For letter and ch, that will give you unexpected results, because cout has an specialised << operator for char * that treats it as if it were a C string.
What is the expected unexpected behavior? *scratches head*
Address of letter is: 934791
Address of number is: 934788
Address of amount is: 934784
Address of profit is: 934792
Address of ch is: 934790
Why's long used? Why is it used over int, for example?
And the addresses of these variables are very close.. not what textbooks say about different datatypes being far apart in memory.. no? Is this world really just all a lie?
What is the expected unexpected behavior? *scratches head*
I was talking about the second code snippet, where the addresses weren't cast to long. As would be obvious, if you actually read what I wrote; how would talking about the specialised operater for char* make sense if I was talking about longs? Do at least try to read a post before replying to it.

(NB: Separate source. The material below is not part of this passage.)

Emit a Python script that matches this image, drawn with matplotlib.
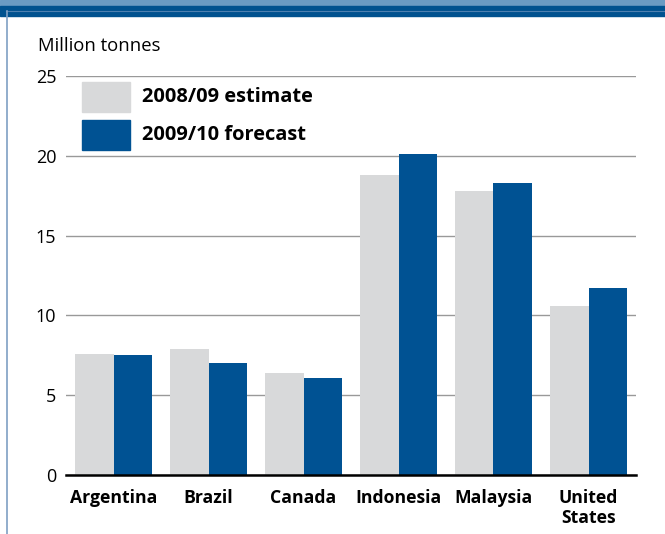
import matplotlib.pyplot as plt
import matplotlib.patches as mpatches
from matplotlib.lines import Line2D
import numpy as np

countries = ['Argentina', 'Brazil', 'Canada', 'Indonesia', 'Malaysia', 'United\nStates']
estimate_0809 = [7.6, 7.9, 6.4, 18.8, 17.8, 10.6]
forecast_0910 = [7.5, 7.0, 6.1, 20.1, 18.3, 11.7]
series_labels = ['2008/09 estimate', '2009/10 forecast']

GREY = '#d8d9da'
BLUE = '#005293'

plt.rcParams['font.family'] = ['Open Sans', 'DejaVu Sans']

fig = plt.figure(figsize=(6.65, 5.34), dpi=100)

# header band and left frame line
fig.patches.append(mpatches.Rectangle((0, 1 - 6 / 534), 1, 6 / 534, transform=fig.transFigure,
                                      color='#6a9bc3', zorder=0))
fig.patches.append(mpatches.Rectangle((0, 1 - 16 / 534), 1, 10 / 534, transform=fig.transFigure,
                                      color='#00528f', zorder=0))
fig.lines.append(Line2D([6 / 665, 1], [1 - 10.5 / 534, 1 - 10.5 / 534], transform=fig.transFigure,
                        color='#4d80b0', lw=0.8))
fig.lines.append(Line2D([7 / 665, 7 / 665], [0, 1 - 11 / 534], transform=fig.transFigure,
                        color='#7fa0c4', lw=1.2))

ax = fig.add_axes([66 / 665, 1 - 475 / 534, 570 / 665, 399 / 534])

x = np.arange(len(countries))
w = 0.405
ax.bar(x - w / 2, estimate_0809, w, color=GREY, zorder=2)
ax.bar(x + w / 2, forecast_0910, w, color=BLUE, zorder=2)

ax.set_xlim(-0.5, len(countries) - 0.5)
ax.set_ylim(0, 25)
ax.set_yticks([0, 5, 10, 15, 20, 25])
ax.set_xticks(x)
ax.set_xticklabels(countries, fontsize=12.7, fontweight='bold', va='top', linespacing=1.15)
ax.tick_params(axis='y', length=0, labelsize=13, pad=7)
ax.tick_params(axis='x', length=0, pad=10)

ax.yaxis.grid(True, color='#999999', lw=1.0, zorder=0)
for s in ['top', 'right', 'left']:
    ax.spines[s].set_visible(False)
ax.spines['bottom'].set_color('black')
ax.spines['bottom'].set_linewidth(1.8)
ax.spines['bottom'].set_zorder(3)

# legend drawn by hand so the swatches keep their size
for i, (lab, col) in enumerate(zip(series_labels, [GREY, BLUE])):
    y0 = 0.9098 - i * 0.0953
    ax.add_patch(mpatches.Rectangle((16 / 570, y0), 48 / 570, 30 / 399, transform=ax.transAxes,
                                    color=col, zorder=4, clip_on=False))
    ax.text(76 / 570, y0 + 15 / 399, lab, transform=ax.transAxes, fontsize=14.4,
            fontweight='bold', va='center', ha='left', zorder=4)

fig.text(38 / 665, 1 - 46 / 534, 'Million tonnes', fontsize=13.3, va='center', ha='left')

fig.savefig('out.png', dpi=100)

And the addresses of these variables are very close.. not what textbooks say about different datatypes being far apart in memory.. no?
Um... what? Why wouldn't you expect those memory addresses to be close? Those variables are all created on the stack, so obviously they would all be close together in memory.
I have a feeling you must have radically misunderstood something you've read. Can you show us what you're referring to?
Ah okay, I don't know how that works, but that makes sense, because I don't get output.
Why wouldn't you expect those memory addresses to be close?
I have only ever read one book on C++, that too not fully, and that is Jumping into C++ by Alex Allain.
I'll go through it a bit later to see why I had this impression but maybe I confused with how linear arrays are allocated. Probably the most likely candidate.
But I seriously had that impression and umgh I have no clue why.
arrays are 100% assured to be a single block of memory.
if you say
char *cp = new char(1000)
then you can know that
&cp[0] and &cp[999] are 1000 apart (or 999, ive managed to confuse myself, which isnt hard to do).
this is what an array IS. Its a block of memory, and you move to offsets from it to access the correct bytes, which is what the [] indexing is doing for you.
anything else, not so much.
int x;
double d;
&d and &x could be "anything" **
**sort of. modern OS make an address space for each program and your data will land inside that for non-new-allocated data (the stack). So you know that x and d are going to be within some relatively small distance of each other, since both are on the stack of your program, which is still going to be millions of bytes apart at the extreme ends. There is a fair chance they will be close together, just by nature of how things are done by the OS.
you can also know that variables inside the same class or struct are 'neighbors'. This works a lot like the arrays, but you must be careful as many c++ types like string have a pointer inside. The memory tied to by those pointers is not nearby (unless by chance).